Dr. Donnis Hazel Thompson was an athlete, coach, University of Hawaii Women’s Athletic Director, State of Hawaii Department of Education school superintendent, Martin Luther King, Jr. Commission chair in Hawaii, and champion for Title IX women’s athletics in Hawaii.
Thompson was born in Chicago, Illinois, on April 1, 1933. She attended public schools in Chicago where she excelled in track and field. In 1953, she became the national shotput champion in a competition at San Antonio, Texas. Thompson obtained her bachelor’s degree from George Williams College in Williams Bay, Wisconsin in 1955. She was later a track and field athlete for the Chicago Comets.

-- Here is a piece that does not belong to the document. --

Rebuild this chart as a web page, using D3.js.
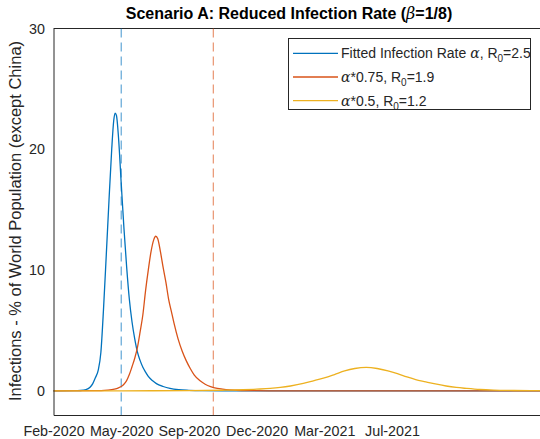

In 1961, Thompson moved to Hawaii and served as the first coach of the women’s track and field program at the University of Hawaii. When she accepted the job, she became one of the first African Americans to serve as a coach for women in a National Collegiate Athletic Association (NCAA) Division I institution. In 1967, she obtained her Ph.D. in physical education at Northern Colorado University and returned to Hawaii.
In 1973, Thompson became interim Women’s Athletic Director at the University of Hawaii and assumed the permanent post in 1976, becoming the first full-time Women’s Athletic Director at that institution. Through her efforts, the University of Hawaii expanded its athletic programs for women to include women’s volleyball, basketball, softball, soccer, and swimming. She was instrumental in getting women athletic scholarships and ensuring that Title IX of the 1964 Civil Rights Act, which mandated equal financing of women’s and men’s sports in higher education, was implemented.
Thompson increased the visibility of women in sports at the University of Hawaii, bringing the school a national reputation for the first time. She hired volleyball coach Dave Shoji who led the University of Hawaii women’s volleyball team to its highest national honors. She authored several books on track and field including Modern Track & Field for Women (1973) and Physical Activities Handbook for Women (1974).
In 1981, Thompson was named administrator of the World Games in Mexico City, Mexico. That same year, she became the state superintendent of the Hawaii Department of Education, serving as the first African American woman in that post. While superintendent, she implemented an after-care program for children. She left her position in 1984.
In 1989, Thompson became the chairperson for the Martin Luther King, Jr. Commission when the birthday of the slain civil rights leader became a state holiday that same year. Thompson led the commission, which organized the subsequent annual holiday festivities with parades, rallies, and educational events. For her accomplishments, she received the Dr. Martin Luther King, Jr. Outstanding Service Award in 1991.
On April 5, 1981, the State of Hawaii celebrated Dr. Donnis Thompson day in recognition of her contributions to women’s athletics and Hawaii. Thompson was inducted into the Sports Circle of Honor in 1988, University of Hawaii Circle of Honor in 2000, and Hawaii Sports Hall of Honor in 2007. The following year, she received a Lifetime Achievement Award from the National Association of Collegiate Women Athletics Administrators. In 2007, Dr. Donnis Thompson was recognized for her work in promoting Women’s History Month by the Hawaii State Commission on the Status of Women. A statue of Thompson was erected on October 28, 2007, in the University of Hawaii’s Stan Sheriff Sports Auditorium.
Dr. Donnis Thompson died in Honolulu, Hawaii, on January 2, 2009. She was 75. An invitational golf tournament for women played annually is named after Dr. Donnis Thompson.